Anyone who spent time in the ‘80s can tell you about the multitude of pop culture Easter eggs in Stranger Things - and there’s a wide variety of memorable examples to choose from. But it’s all the less obvious pop culture references in Stranger Things that are seamlessly slipped into the plot of the series that truly mark it as a hallmark of homages.
The Duffer brothers have gone out of their way to insert as much nostalgia into their series as possible without bogging it down, and through the seasons they seem to have perfected the formula, with the Starcourt Mall in Season 3 almost earning a place as a character. Stranger Things manages the difficult task of feeling old and new at the same time.
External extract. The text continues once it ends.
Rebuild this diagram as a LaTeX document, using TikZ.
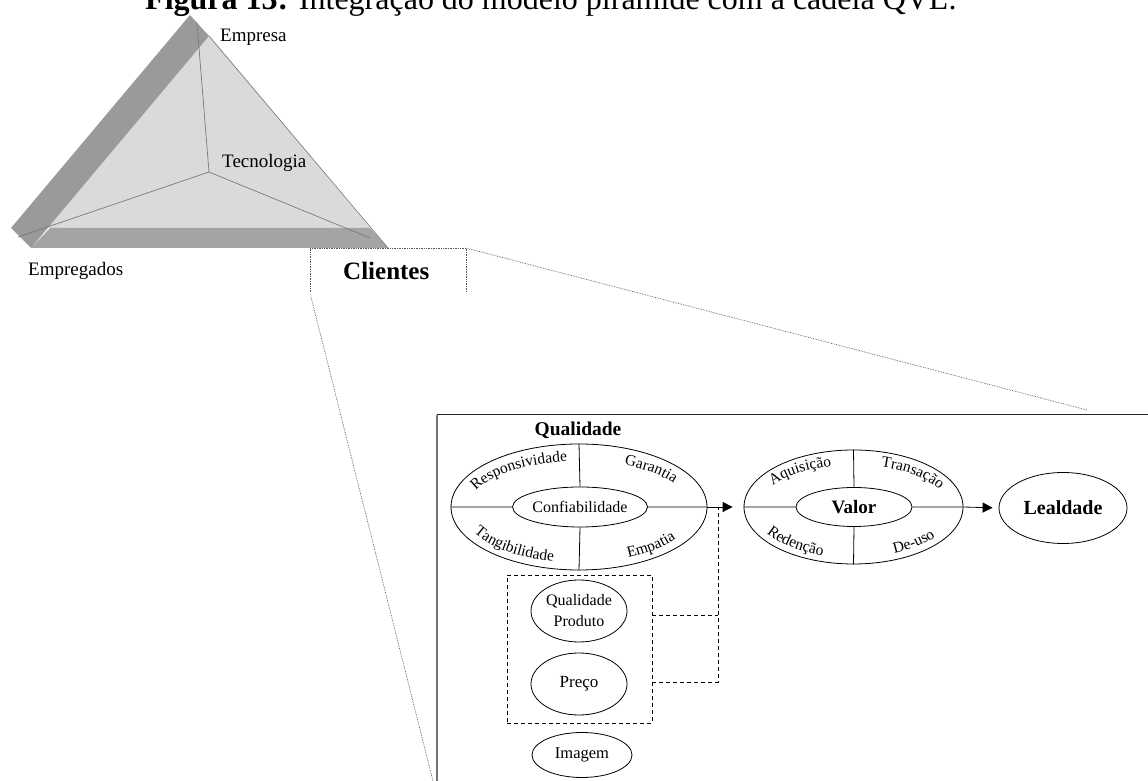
\documentclass[tikz,border=0pt]{standalone}
\usepackage{fontspec}
\setmainfont{Liberation Serif}
\usetikzlibrary{shapes.geometric,arrows.meta,decorations.text,calc}

\definecolor{bandgray}{HTML}{9A9A9A}
\definecolor{basegray}{HTML}{A4A4A4}
\definecolor{facegray}{HTML}{DADADA}
\definecolor{edgegray}{HTML}{7A7A7A}
\definecolor{dotgray}{HTML}{555555}

\newcommand\fsz[1]{\fontsize{#1}{#1}\selectfont}
% text set along an elliptic arc around a node centre:
% #1 centre, #2 start angle, #3 end angle, #4 x radius, #5 y radius, #6 text
\newcommand\ovallabel[6]{%
  \path[decorate, decoration={text along path, text align=center,
      text={|\fsz{15.5}|#6}}]
    ([shift={(#2:#4 and #5)}]#1) arc[start angle=#2, end angle=#3,
      x radius=#4, y radius=#5];}

\begin{document}
\begin{tikzpicture}[x=1pt, y=1pt,
  oval/.style={ellipse, draw, line width=0.8pt, inner sep=0pt},
  plain/.style={inner sep=0pt, font=\fsz{19}},
  boldlbl/.style={inner sep=0pt, font=\fsz{19.5}\bfseries},
  conn/.style={line width=0.8pt, -{Triangle[length=10pt,width=10pt]}},
  dashln/.style={line width=0.8pt, dash pattern=on 4pt off 3pt},
  zoomln/.style={line width=0.7pt, dotgray, densely dotted},
  ridge/.style={line width=0.7pt, edgegray}]

\path[use as bounding box] (0,0) rectangle (1148,781);
\clip (0,0) rectangle (1148,781);

% caption
\node[anchor=base west, inner sep=0pt] (title) at (145,771)
  {\fsz{32}\textbf{Figura 13:} Integração do modelo pirâmide com a cadeia QVL.};

% ---------- pyramid ----------
\fill[facegray] (209,745) -- (48,553) -- (370,553) -- cycle;
\fill[basegray] (31,533) -- (50,553) -- (370,553) -- (388,533) -- cycle;
\fill[bandgray] (190,766) -- (209,745) -- (31,533) -- (11,553) -- cycle;
\draw[ridge] (209,745) -- (388,533);
\coordinate (apexin) at (197,758);
\coordinate (core) at (209,609);
\coordinate (leftfoot) at (18,544);
\coordinate (rightfoot) at (370,543);
\draw[ridge] (apexin) -- (core);
\draw[ridge] (core) -- (leftfoot);
\draw[ridge] (core) -- (rightfoot);

\node[plain, anchor=base west] (empresa) at (220,739) {Empresa};
\node[plain, anchor=base west] (tecno) at (222,613) {Tecnologia};
\node[plain, anchor=base west] (empreg) at (28,505) {Empregados};

% Clientes tab
\coordinate (tabbl) at (310,489);
\coordinate (tabtl) at (310,533);
\coordinate (tabtr) at (466,533);
\coordinate (tabbr) at (466,489);
\draw[zoomln] (tabbl) -- (tabtl) -- (tabtr) -- (tabbr);
\node[anchor=base west, inner sep=0pt, font=\fsz{25}\bfseries] (clientes) at (343,501) {Clientes};

% zoom lines
\coordinate (zoomtop) at (1087,371);
\coordinate (zoomlow) at (433,0);
\coordinate (tabfoot) at (311,484);
\draw[zoomln] (tabtr) -- (zoomtop);
\draw[zoomln] (tabfoot) -- (zoomlow);

% detail frame
\coordinate (frame) at (437,366);
\draw[line width=1pt, black!85] (frame) -- (1160,366);
\draw[line width=1.6pt, black!55] (frame) -- (437,-10);

% ---------- Qualidade ----------
\node[oval, minimum width=256pt, minimum height=126pt] (qo) at (579,274) {};
\node[oval, minimum width=135pt, minimum height=40pt, font=\fsz{16}] (qi) at (580,274) {Confiabilidade};
\draw[line width=0.8pt] (qo.north) -- (qi.north) (qi.south) -- (qo.south)
                        (qo.west) -- (qi.west) (qi.east) -- (qo.east);
\node[boldlbl] (qlabel) at (578,351) {Qualidade};
\ovallabel{qo.center}{168}{92}{110}{46}{Responsividade}
\ovallabel{qo.center}{72}{20}{110}{46}{Garantia}
\ovallabel{qo.center}{188}{268}{118}{56}{Tangibilidade}
\ovallabel{qo.center}{285}{340}{118}{56}{Empatia}

% ---------- Valor ----------
\node[oval, minimum width=219pt, minimum height=114pt] (vo) at (853.5,274) {};
\node[oval, minimum width=116pt, minimum height=39pt, font=\fsz{19}\bfseries] (vi) at (854,274) {Valor};
\draw[line width=0.8pt] (vo.north) -- (vi.north) (vi.south) -- (vo.south)
                        (vo.west) -- (vi.west) (vi.east) -- (vo.east);
\ovallabel{vo.center}{162}{96}{94}{42}{Aquisição}
\ovallabel{vo.center}{78}{15}{94}{42}{Transação}
\ovallabel{vo.center}{195}{262}{101}{51}{Redenção}
\ovallabel{vo.center}{285}{337}{101}{51}{De-uso}

% ---------- Lealdade ----------
\node[oval, minimum width=128pt, minimum height=71pt, font=\fsz{20}\bfseries] (le) at (1063,273) {Lealdade};

\draw[conn, shorten >=11pt] (qo.east) -- (vo.west);
\draw[conn, shorten >=6pt] (vo.east) -- (le.west);

% ---------- product group ----------
\node[draw, dashln, minimum width=145pt, minimum height=148pt, inner sep=0pt] (grp) at (579.5,132) {};
\node[oval, minimum width=96pt, minimum height=62pt, align=center, font=\fsz{16}] (qp) at (579,170) {Qualidade\\[5pt]Produto};
\node[oval, minimum width=96pt, minimum height=62pt, font=\fsz{17}] (preco) at (579,97) {Preço};
\node[oval, minimum width=100pt, minimum height=45pt, font=\fsz{16.5}] (imagem) at (582,26) {Imagem};

\coordinate (j1) at (718,166);
\coordinate (j2) at (718,99);
\coordinate (jtop) at (718,274);
\draw[dashln] (grp.east |- j1) -- (j1);
\draw[dashln] (grp.east |- j2) -- (j2) -- (jtop);

\end{tikzpicture}
\end{document}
There may be no more direct homage to the ‘80s than the presence of Sean Astin, an actor who has appeared in several iconic movies throughout his lengthy Hollywood career, including The Goonies.
The Duffer brothers’ Netflix series definitely cribs a number of notes from The Goonies, and Astin himself can’t help but make a callback to his childhood performance in Season 2 of Stranger Things. When the cast is trying to decipher Will Byers’s manically-scrawled maps in episode 5, Astin’s Bob Newby remarks, “What’s at the X? Pirate treasure?” It doesn’t take a film historian to catch the reference, and the Duffer brothers confirmed it was an intentional homage.
You don't have to look much farther than the two most noteworthy movie monsters of the ‘80s to find the key influences for Stranger Things’ Demogorgon. The creature is an obvious homage to the Xenomorphs of the Alien franchise, with its oddly distended limbs and strange skin, but it also borrows some traits from a rival villain: the Predator.
Not only does the Demogorgon’s face open up in a horrific display of ferocity reminiscent of the Predator, it also makes a terrifyingly familiar clicking noise to communicate.
There’s a long history in pop culture of psychic powers being depicted as causing nosebleeds, but most believe that the trope got its start in 1984’s Firestarter, a film based on a Stephen King novel of the same name. In that case, it’s the victims of a young female with mental powers who bleed from their nostrils, but over time the trend has turned towards the psychics themselves leaking fluid whenever they push their abilities too far.
Stranger Things’ Eleven is just another in a long line of telekinetics who need a tissue every time they melt a mind.
In 1982’s Poltergeist, young Carol Anne Freeling is sucked into the spiritual world through a portal, but her family is able to communicate with her through the use of electronics - in this case, a television tuned to an empty channel.
That’s a pretty direct parallel to what Joyce Byers has to deal with in Season 1 of Stranger Things, in which her son Will is trapped inside the “Upside Down.” Joyce has to talk to her son through elaborately-placed Christmas lights and thus has to put more effort into the process than the Freelings ever did, but it’s an unquestionably traumatic experience for both families.